1961TC4ME wrote:telemanr wrote:You are right Marc. I was completely forgetting that Sample sets aren’t recording the whole organ at once like an orchestral recording. Slaps head severely.
Ha! Go easy in yourself, I've done plenty of head slapping in this Hauptwerk adventure.
Just a question here that might have some relevance in all of this. How many families of pipes are there? At this late hour I can only think of three, or maybe better worded, how they sound. Flute based, reed based and mixture based?
Marc
I would say: families based on scaling;
-narrow scalings (celestes, gambas, etc.)
-regular normal scaling (principals, including quints, mixures, sesquialtera, etc.)
-wide scaling (flutes, nazard, tierces, cornets, etc.)
-long or full length reeds (trumpets, fagots, dulciaan, cromorne, schalmey, etc.)

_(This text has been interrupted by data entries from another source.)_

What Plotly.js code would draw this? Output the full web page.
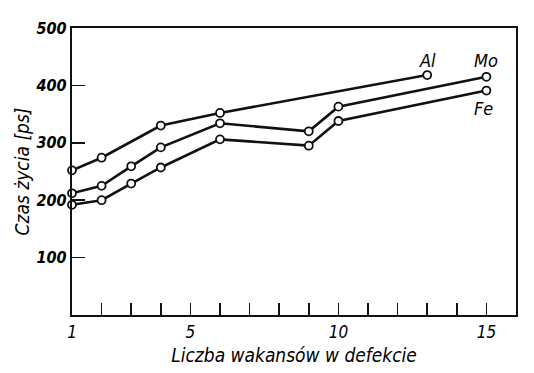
<!DOCTYPE html>
<html>
<head>
<meta charset="utf-8">
<script src="https://cdn.plot.ly/plotly-3.0.1.min.js"></script>
<style>html,body{margin:0;padding:0;background:#fff;}#chart{width:534px;height:373px;}</style>
</head>
<body>
<div id="chart"></div>
<script>
// Data
const seriesNames = ["Al", "Mo", "Fe"];
const alX = [1, 2, 4, 6, 13];
const alY = [252, 274, 330, 352, 418];
const moX = [1, 2, 3, 4, 6, 9, 10, 15];
const moY = [212, 225, 259, 292, 334, 320, 363, 415];
const feX = [1, 2, 3, 4, 6, 9, 10, 15];
const feY = [192, 200, 229, 257, 306, 295, 338, 391];
const xTickVals = [1,2,3,4,5,6,7,8,9,10,11,12,13,14,15];
const xTickText = ["1","","","","5","","","","","10","","","","","15"];
const yTickVals = [100, 200, 300, 400, 500];
const xTitle = "Liczba wakansów w defekcie";
const yTitle = "Czas życia [ps]";

const FONT = "DejaVu Sans Condensed, DejaVu Sans, sans-serif";
const INK = "#000000";
const mk = (x, y, name) => ({
  x: x, y: y, name: name, type: "scatter", mode: "lines+markers",
  line: {color: "#111", width: 2.6},
  marker: {symbol: "circle", size: 8, color: "#fff", line: {color: "#111", width: 1.8}},
  cliponaxis: false, showlegend: false
});
const data = [mk(alX, alY, seriesNames[0]), mk(moX, moY, seriesNames[1]), mk(feX, feY, seriesNames[2])];

const labelFont = {family: FONT, size: 18, color: INK, style: "italic"};
const annotations = [
  {x: alX[alX.length-1], y: alY[alY.length-1], text: seriesNames[0], yshift: 15, xshift: 0},
  {x: moX[moX.length-1], y: moY[moY.length-1], text: seriesNames[1], yshift: 16, xshift: 0},
  {x: feX[feX.length-1], y: feY[feY.length-1], text: seriesNames[2], yshift: -18, xshift: -3}
].map(a => Object.assign({xref: "x", yref: "y", showarrow: false, font: labelFont}, a));

const layout = {
  width: 534, height: 373,
  margin: {l: 72, r: 18, t: 28, b: 58},
  paper_bgcolor: "#fff", plot_bgcolor: "#fff",
  font: {family: FONT, color: INK},
  xaxis: {
    range: [1, 16], tickvals: xTickVals, ticktext: xTickText,
    ticks: "inside", ticklen: 12, tickwidth: 1.6, tickcolor: "#111",
    showline: true, linecolor: "#111", linewidth: 2.2, mirror: true,
    showgrid: false, zeroline: false,
    tickfont: {family: FONT, size: 17, color: INK, style: "italic"},
    title: {text: xTitle, font: {family: FONT, size: 19, color: INK, style: "italic"}, standoff: 8}
  },
  yaxis: {
    range: [0, 500], tickvals: yTickVals,
    ticks: "inside", ticklen: 13, tickwidth: 1.6, tickcolor: "#111",
    showline: true, linecolor: "#111", linewidth: 2.2, mirror: true,
    showgrid: false, zeroline: false,
    ticklabelstandoff: 0,
    tickfont: {family: FONT, size: 16, color: INK, style: "italic", weight: "bold"},
    title: {text: yTitle, font: {family: FONT, size: 19, color: INK, style: "italic"}, standoff: 1}
  },
  annotations: annotations
};
Plotly.newPlot("chart", data, layout, {staticPlot: true, displayModeBar: false});
</script>
</body>
</html>
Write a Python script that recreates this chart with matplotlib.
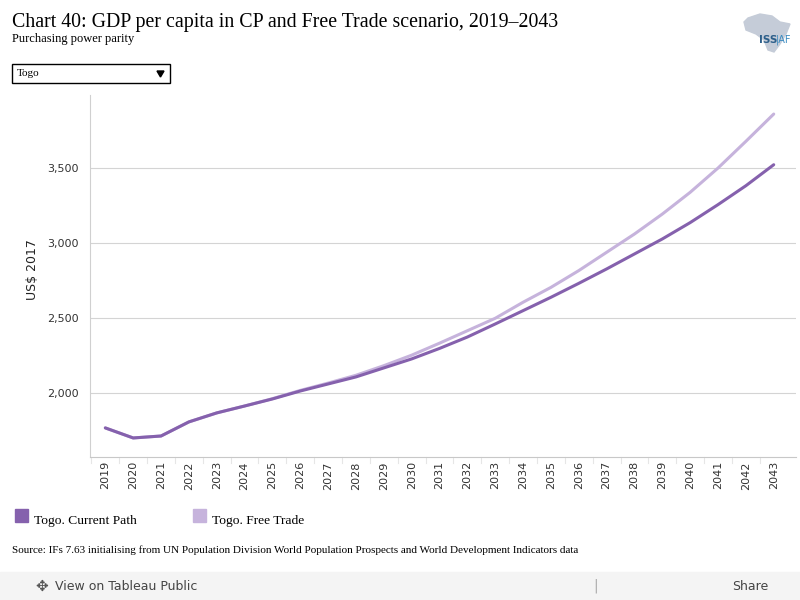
import matplotlib.pyplot as plt
from matplotlib.patches import Rectangle, Polygon
from matplotlib.ticker import FuncFormatter

years = list(range(2019, 2044))
current_path = [1767, 1700, 1713, 1807, 1867, 1913, 1960, 2013, 2060, 2107,
                2167, 2227, 2297, 2373, 2460, 2549, 2638, 2731, 2827, 2927,
                3027, 3136, 3256, 3382, 3522]
free_trade = [1767, 1700, 1713, 1807, 1867, 1913, 1962, 2017, 2066, 2118,
              2182, 2252, 2332, 2415, 2498, 2605, 2704, 2816, 2938, 3060,
              3193, 3338, 3500, 3678, 3860]
series_names = ["Togo. Current Path", "Togo. Free Trade"]
colors = ["#8561ad", "#c6b3dc"]
yticks = [2000, 2500, 3000, 3500]

fig = plt.figure(figsize=(8, 6), dpi=100)
ax = fig.add_axes([90 / 800, 1 - 457 / 600, 706 / 800, 362 / 600])

ax.plot(years, free_trade, color=colors[1], lw=2.2, solid_capstyle="round")
ax.plot(years, current_path, color=colors[0], lw=2.2, solid_capstyle="round")

ax.set_xlim(2018.45, 2043.8)
ax.set_ylim(1573, 3987)
ax.set_yticks(yticks)
ax.yaxis.set_major_formatter(FuncFormatter(lambda v, p: f"{int(v):,}"))
ax.set_xticks(years)
ax.set_xticklabels([str(y) for y in years], rotation=90, fontsize=8,
                   family="DejaVu Sans", color="#333333")
ax.tick_params(axis="y", length=0, labelsize=8, labelcolor="#333333", pad=8)
ax.tick_params(axis="x", length=0, pad=3)
# category separators along the bottom
for y in years:
    ax.plot([y - 0.5, y - 0.5], [1573 - 40, 1573], color="#e6e6e6", lw=0.8,
            clip_on=False)
ax.grid(axis="y", color="#d4d4d4", lw=0.8)
ax.set_axisbelow(True)
for s in ["top", "right"]:
    ax.spines[s].set_visible(False)
ax.spines["left"].set_color("#d0d0d0")
ax.spines["left"].set_linewidth(0.8)
ax.spines["bottom"].set_color("#c8c8c8")
ax.spines["bottom"].set_linewidth(0.8)
fig.text(32 / 800, 1 - 270 / 600, "US$ 2017", fontsize=9, color="#222222",
         rotation=90, va="center", ha="center")

serif = "Liberation Serif"
fig.text(12 / 800, 1 - 22 / 600,
         "Chart 40: GDP per capita in CP and Free Trade scenario, 2019\u20132043",
         family=serif, fontsize=14.3, va="center", ha="left")
fig.text(12 / 800, 1 - 39 / 600, "Purchasing power parity", family=serif,
         fontsize=9, va="center", ha="left")

# dropdown box
fig.patches.append(Rectangle((12 / 800, 1 - 83 / 600), 158 / 800, 19 / 600,
                             transform=fig.transFigure, fill=False,
                             edgecolor="black", lw=1))
fig.text(17 / 800, 1 - 74 / 600, "Togo", family=serif, fontsize=8,
         va="center")
fig.patches.append(Polygon([(157 / 800, 1 - 71 / 600), (164 / 800, 1 - 71 / 600),
                            (160.5 / 800, 1 - 77 / 600)],
                           transform=fig.transFigure, color="black"))

# logo
africa = [(748, 18), (760, 14), (772, 16), (780, 22), (790, 24), (786, 34),
          (780, 44), (774, 52), (768, 50), (764, 40), (756, 34), (746, 30),
          (744, 22)]
fig.patches.append(Polygon([(x / 800, 1 - y / 600) for x, y in africa],
                           transform=fig.transFigure, color="#c5ccd8"))
fig.text(759 / 800, 1 - 40 / 600, "ISS", fontsize=7.5, color="#2d5f8a",
         ha="left", va="center", fontweight="bold")
fig.text(776 / 800, 1 - 40 / 600, "|AF", fontsize=7, color="#3a8ac0",
         ha="left", va="center")

# legend
lx = [15, 193]
for x0, name, c in zip(lx, series_names, colors):
    fig.patches.append(Rectangle((x0 / 800, 1 - 522 / 600), 13 / 800, 13 / 600,
                                 transform=fig.transFigure, color=c))
    fig.text((x0 + 19) / 800, 1 - 521 / 600, name, family=serif, fontsize=9.7,
             va="center", ha="left")

fig.text(12 / 800, 1 - 550 / 600,
         "Source: IFs 7.63 initialising from UN Population Division World "
         "Population Prospects and World Development Indicators data",
         family=serif, fontsize=8, va="center", ha="left")

# toolbar
fig.patches.append(Rectangle((0, 0), 1, 28 / 600, transform=fig.transFigure,
                             color="#f4f4f4"))
fig.text(55 / 800, 1 - 586 / 600, "View on Tableau Public", fontsize=9,
         color="#444444", va="center", ha="left")
fig.text(35 / 800, 1 - 586 / 600, "\u2725", fontsize=11, color="#555555",
         va="center", ha="left")
fig.text(732 / 800, 1 - 586 / 600, "Share", fontsize=9, color="#444444",
         va="center", ha="left")
fig.text(596 / 800, 1 - 586 / 600, "|", fontsize=10, color="#aaaaaa",
         va="center", ha="center")

fig.savefig("out.png", dpi=100)
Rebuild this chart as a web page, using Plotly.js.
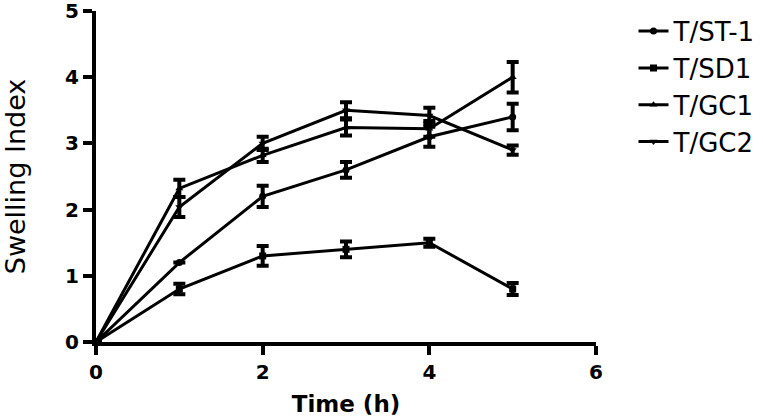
<!DOCTYPE html>
<html><head><meta charset="utf-8">
<script src="https://cdn.plot.ly/plotly-3.0.1.min.js"></script>
<style>html,body{margin:0;padding:0;background:#fff}</style>
</head><body><div id="chart" style="width:763px;height:420px"></div>
<script>
const timeH = [0, 1, 2, 3, 4, 5];
const seriesNames = ['T/ST-1', 'T/SD1', 'T/GC1', 'T/GC2'];
const stY = [0, 1.2, 2.2, 2.6, 3.1, 3.4];
const stErr = [0, 0, 0.16, 0.12, 0.15, 0.2];
const sdY = [0, 0.8, 1.3, 1.4, 1.5, 0.8];
const sdErr = [0, 0.08, 0.15, 0.12, 0.06, 0.09];
const gc1Y = [0, 2.32, 2.82, 3.24, 3.22, 4.0];
const gc1Err = [0, 0.13, 0.1, 0.12, 0.12, 0.23];
const gc2Y = [0, 2.04, 3.0, 3.5, 3.42, 2.9];
const gc2Err = [0, 0.15, 0.1, 0.12, 0.12, 0.07];
const xTicks = [0, 2, 4, 6];
const yTicks = [0, 1, 2, 3, 4, 5];

const ys = [stY, sdY, gc1Y, gc2Y];
const errs = [stErr, sdErr, gc1Err, gc2Err];
const symbols = ['circle', 'square', 'triangle-up', 'triangle-down'];

const traces = seriesNames.map((name, i) => ({
  type: 'scatter', mode: 'lines+markers', name: name,
  x: timeH, y: ys[i],
  line: {color: '#000', width: 3},
  marker: {color: '#000', size: 7, symbol: symbols[i]},
  error_y: {type: 'data', array: errs[i], visible: true, color: '#000', thickness: 4, width: 6}
}));

const axisCommon = {
  showgrid: false, zeroline: false, showline: true, linewidth: 4, linecolor: '#000',
  ticks: 'outside', ticklen: 9, tickwidth: 4, tickcolor: '#000',
  ticklabeloverflow: 'allow',
  tickfont: {family: 'DejaVu Sans', size: 20, color: '#000', weight: 'bold'}
};

const layout = {
  width: 763, height: 420,
  margin: {l: 96, r: 167, t: 11, b: 78, autoexpand: false},
  paper_bgcolor: '#fff', plot_bgcolor: '#fff',
  showlegend: true,
  legend: {x: 1.075, y: 1.01, xanchor: 'left', yanchor: 'top',
    font: {family: 'DejaVu Sans', size: 26, color: '#000'}, bgcolor: 'rgba(0,0,0,0)'},
  xaxis: Object.assign({}, axisCommon, {
    range: [0, 6], tickvals: xTicks, ticktext: xTicks.map(String),
    title: {text: 'Time (h)', font: {family: 'DejaVu Sans', size: 23, color: '#000', weight: 'bold'}, standoff: 14}
  }),
  yaxis: Object.assign({}, axisCommon, {
    range: [0, 5], tickvals: yTicks, ticktext: yTicks.map(String),
    title: {text: 'Swelling Index', font: {family: 'DejaVu Sans', size: 27, color: '#000'}, standoff: 36}
  })
};

Plotly.newPlot('chart', traces, layout, {displayModeBar: false, staticPlot: true});
</script>
</body></html>
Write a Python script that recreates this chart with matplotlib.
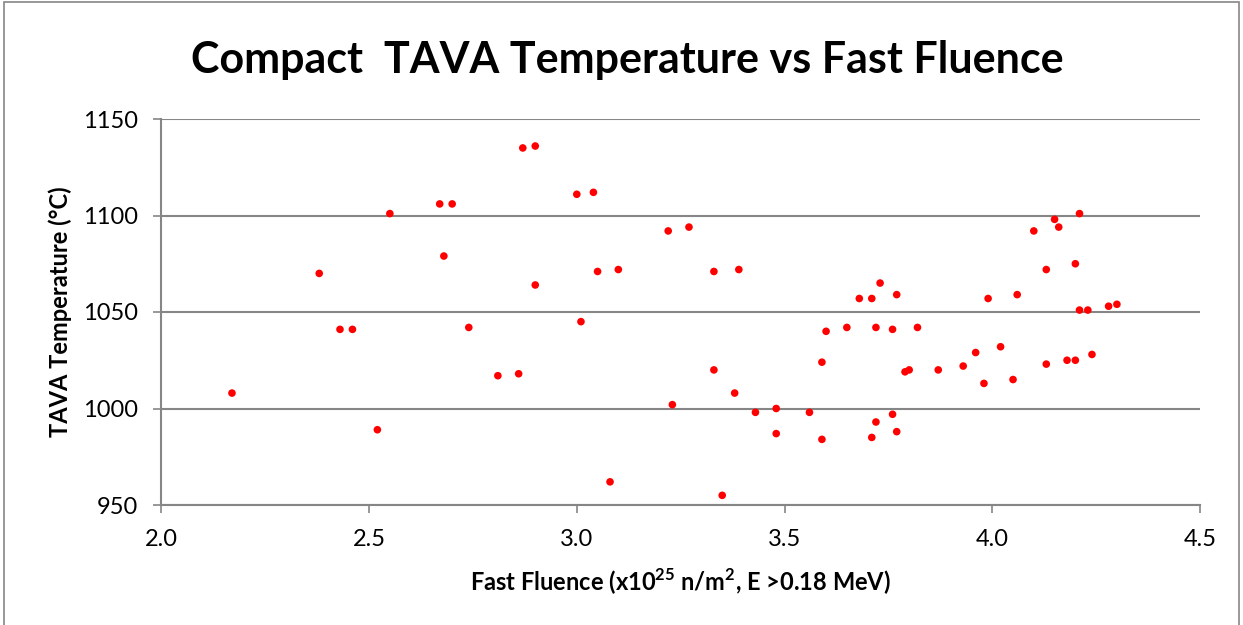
import matplotlib
matplotlib.use("Agg")
import matplotlib.pyplot as plt
from matplotlib.patches import Rectangle

fluence = [2.17, 2.38, 2.43, 2.46, 2.52, 2.55, 2.67, 2.70, 2.68, 2.74, 2.81, 2.86,
           2.87, 2.90, 2.90, 3.00, 3.04, 3.01, 3.05, 3.10, 3.08, 3.22, 3.27, 3.23,
           3.33, 3.39, 3.33, 3.35, 3.38, 3.43, 3.48, 3.48, 3.56, 3.59, 3.59, 3.60,
           3.65, 3.68, 3.71, 3.72, 3.71, 3.72, 3.73, 3.77, 3.76, 3.82, 3.79, 3.80,
           3.87, 3.93, 3.96, 3.98, 3.99, 4.02, 4.05, 4.06, 4.10, 4.13, 4.13, 4.15,
           4.16, 4.18, 4.20, 4.20, 4.21, 4.21, 4.23, 4.24, 4.28, 4.30, 3.76, 3.77]
temperature = [1008, 1070, 1041, 1041, 989, 1101, 1106, 1106, 1079, 1042, 1017, 1018,
               1135, 1136, 1064, 1111, 1112, 1045, 1071, 1072, 962, 1092, 1094, 1002,
               1071, 1072, 1020, 955, 1008, 998, 1000, 987, 998, 984, 1024, 1040,
               1042, 1057, 1057, 1042, 985, 993, 1065, 1059, 1041, 1042, 1019, 1020,
               1020, 1022, 1029, 1013, 1057, 1032, 1015, 1059, 1092, 1072, 1023, 1098,
               1094, 1025, 1025, 1075, 1101, 1051, 1051, 1028, 1053, 1054, 997, 988]
x_ticks = [2.0, 2.5, 3.0, 3.5, 4.0, 4.5]
y_ticks = [950, 1000, 1050, 1100, 1150]

plt.rcParams['font.family'] = ['Lato', 'DejaVu Sans']

fig = plt.figure(figsize=(12.43, 6.25), dpi=100)
ax = fig.add_axes([0.1298, 0.192, 0.9654 - 0.1298, 0.8096 - 0.192])

ax.scatter(fluence, temperature, s=30, color='#ff0000', edgecolors='none', zorder=3)

ax.set_xlim(2.0, 4.5)
ax.set_ylim(950, 1150)
ax.set_xticks(x_ticks)
ax.set_xticklabels([f"{t:.1f}" for t in x_ticks])
ax.set_yticks(y_ticks)
ax.set_yticklabels([str(t) for t in y_ticks])

gray = '#868686'
ax.grid(axis='y', color=gray, linewidth=1.5, zorder=0)
ax.set_axisbelow(True)
for s in ['top', 'right']:
    ax.spines[s].set_visible(False)
for s in ['left', 'bottom']:
    ax.spines[s].set_color(gray)
    ax.spines[s].set_linewidth(1.5)
ax.tick_params(axis='both', direction='out', length=6, width=1.2, color=gray,
               labelsize=17, labelcolor='black')
ax.tick_params(axis='x', pad=11)
ax.tick_params(axis='y', pad=11)

ax.set_xlabel(r'Fast Fluence (x10$^{\mathregular{25}}$ n/m$^{\mathregular{2}}$, E >0.18 MeV)',
              fontsize=17, fontweight='bold', labelpad=12)
ax.set_ylabel('TAVA Temperature (°C)', fontsize=17, fontweight='bold', labelpad=8)

fig.text(0.505, 0.904, 'Compact  TAVA Temperature vs Fast Fluence', ha='center', va='center',
         fontsize=31, fontweight='bold')

fig.patches.append(Rectangle((0.003, -0.01), 0.994, 1.007, transform=fig.transFigure,
                             fill=False, edgecolor=gray, linewidth=1.2))

fig.savefig('out.png', dpi=100)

-short reeds (regals, vox humanas, ranketts, etc.)
Then you could further subdivide according to:
-wooden vs. metal pipes, and metal pipes according to alloys as high lead content sounds different (more vocal) than high tin content (more instrumental)
-And reeds could be subdivided according to sound effect, whether they have more "oh" or more "eh" sound.
-And even whether they are placed vertically or horizontally.